Take the lines from the beginning of the material through the line containing "solid_capstyle='projecting')" and retype them exactly, leaving the pictures out.

Start DATA BLOCK

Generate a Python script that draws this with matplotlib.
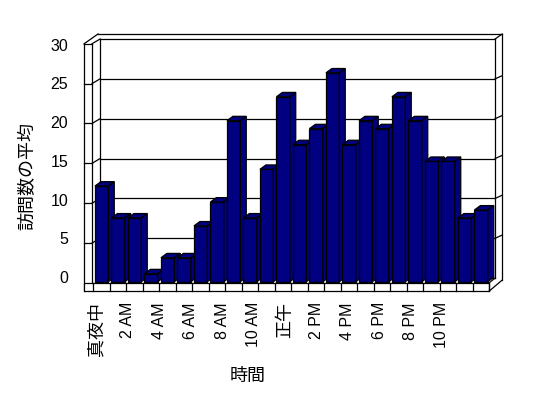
import numpy as np
import matplotlib
matplotlib.use('Agg')
import matplotlib.pyplot as plt
from matplotlib.patches import Polygon, Rectangle

# data
hours = list(range(24))
visits = [12, 8, 8, 1, 3, 3, 7, 10, 20.2, 8, 14.1, 23.2,
          17.2, 19.2, 26.2, 17.2, 20.2, 19.2, 23.2, 20.2, 15.1, 15.1, 8, 9]
hour_labels = ['真夜中', '2 AM', '4 AM', '6 AM', '8 AM', '10 AM',
               '正午', '2 PM', '4 PM', '6 PM', '8 PM', '10 PM']
label_slots = [0, 2, 4, 6, 8, 10, 12, 14, 16, 18, 20, 22]
y_ticks = [0, 5, 10, 15, 20, 25, 30]

BAR_COLOR = '#000080'
LW = 0.9
LATIN = ['Liberation Sans', 'Noto Sans CJK JP']
CJK = ['Noto Sans CJK JP', 'DejaVu Sans']

# fake 3d look (data units: 1 x = one hour slot, 1 y = one visit)
BW = 0.81            # bar front width
DX, DY = 0.36, 0.55  # bar depth
BACK = 0.45          # back wall sits a bit higher
XO, XI, XB = -0.56, -0.08, 0.41      # left wall outer / inner / back wall left
XBR, XOR = 24.35, 24.78              # back wall right / outer right
FLOOR_TOP, FLOOR_BOT = -0.125, -1.17
TOP_OUT = 31.08
YMAX = 30


def seg(x0, y0, x1, y1, z=1):
    ax.plot([x0, x1], [y0, y1], color='k', lw=LW, zorder=z,
            solid_capstyle='projecting')


fig = plt.figure(figsize=(5.48, 3.98), dpi=100)
ax = fig.add_axes([0, 0, 1, 1])
ax.set_xlim(-93.3 / 16.5, (548 - 93.3) / 16.5)
ax.set_ylim((281.7 - 398) / 7.97, 281.7 / 7.97)
ax.axis('off')

# walls --------------------------------------------------------------
left_top = YMAX - 0.15
seg(XO, left_top, XO, FLOOR_BOT)
seg(XI, left_top, XI, FLOOR_TOP)
seg(XB, YMAX + BACK, XB, BACK)
seg(XO, left_top, XI, left_top)
seg(XO, left_top, 0.285, TOP_OUT)
seg(XI, left_top, XB, YMAX + BACK)
seg(0.285, TOP_OUT, XOR, TOP_OUT)
seg(XB, YMAX + BACK, XBR, YMAX + BACK)
seg(XBR, YMAX + BACK, XOR, TOP_OUT)
seg(XBR, YMAX + BACK, XBR, BACK)
seg(XOR, TOP_OUT, XOR, 0.2)
seg(XB, BACK, XBR, BACK)

# gridlines on back wall + marks on the side walls
for v in y_ticks[1:-1]:
    seg(XB, v + BACK, XBR, v + BACK)
    seg(XO, v - 0.15, XI, v - 0.15)
    seg(XI, v - 0.15, XB, v + BACK)
    seg(XBR, v + BACK, XOR, v + BACK + 0.4)

# floor
ax.add_patch(Rectangle((XO, FLOOR_BOT), 24 - XO, FLOOR_TOP - FLOOR_BOT,
                       facecolor='white', edgecolor='k', lw=LW, zorder=2))
for k in range(25):
    seg(k, FLOOR_TOP, k, FLOOR_BOT, z=2)
seg(24, FLOOR_BOT, XOR, 0.2, z=2)
seg(24, FLOOR_TOP, XBR, BACK, z=2)

# bars ---------------------------------------------------------------
bars = ax.bar(np.array(hours) + 0.1, visits, width=BW, align='edge',
              color=BAR_COLOR, edgecolor='k', linewidth=LW)
for i, b in enumerate(bars):
    z = 3 + i
    b.set_zorder(z)
    x0 = b.get_x()
    x1 = x0 + b.get_width()
    h = b.get_height()
    top = [(x0, h), (x0 + DX, h + DY), (x1 + DX, h + DY), (x1, h)]
    side = [(x1, 0), (x1, h), (x1 + DX, h + DY), (x1 + DX, DY)]
    for pts in (top, side):
        ax.add_patch(Polygon(pts, closed=True, facecolor=BAR_COLOR,
                             edgecolor='k', lw=LW, zorder=z))

# labels -------------------------------------------------------------
for v in y_ticks:
    ax.text(-1.515, 0.40 + 0.972 * v, str(v), ha='right', va='center',
            fontsize=11.5, family=LATIN)

for s, lab in zip(label_slots, hour_labels):
    cjk = not lab.isascii()
    ax.text(0.2 + 0.951 * s, -2.55, lab, rotation=90, ha='center', va='top',
            fontsize=13 if cjk else 11.5, family=CJK if cjk else LATIN)

ax.text(-3.99, 13.2, '訪問数の平均', rotation=90, ha='center', va='center',
        fontsize=13, family=CJK)
ax.text(9.38, -11.83, '時間', ha='center', va='center', fontsize=13, family=CJK)

fig.savefig('out.png', dpi=100)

End DATA BLOCK

§ RESULT OF THIS TASK
Generate a Python script that draws this with matplotlib.
import numpy as np
import matplotlib
matplotlib.use('Agg')
import matplotlib.pyplot as plt
from matplotlib.patches import Polygon, Rectangle

# data
hours = list(range(24))
visits = [12, 8, 8, 1, 3, 3, 7, 10, 20.2, 8, 14.1, 23.2,
          17.2, 19.2, 26.2, 17.2, 20.2, 19.2, 23.2, 20.2, 15.1, 15.1, 8, 9]
hour_labels = ['真夜中', '2 AM', '4 AM', '6 AM', '8 AM', '10 AM',
               '正午', '2 PM', '4 PM', '6 PM', '8 PM', '10 PM']
label_slots = [0, 2, 4, 6, 8, 10, 12, 14, 16, 18, 20, 22]
y_ticks = [0, 5, 10, 15, 20, 25, 30]

BAR_COLOR = '#000080'
LW = 0.9
LATIN = ['Liberation Sans', 'Noto Sans CJK JP']
CJK = ['Noto Sans CJK JP', 'DejaVu Sans']

# fake 3d look (data units: 1 x = one hour slot, 1 y = one visit)
BW = 0.81            # bar front width
DX, DY = 0.36, 0.55  # bar depth
BACK = 0.45          # back wall sits a bit higher
XO, XI, XB = -0.56, -0.08, 0.41      # left wall outer / inner / back wall left
XBR, XOR = 24.35, 24.78              # back wall right / outer right
FLOOR_TOP, FLOOR_BOT = -0.125, -1.17
TOP_OUT = 31.08
YMAX = 30


def seg(x0, y0, x1, y1, z=1):
    ax.plot([x0, x1], [y0, y1], color='k', lw=LW, zorder=z,
            solid_capstyle='projecting')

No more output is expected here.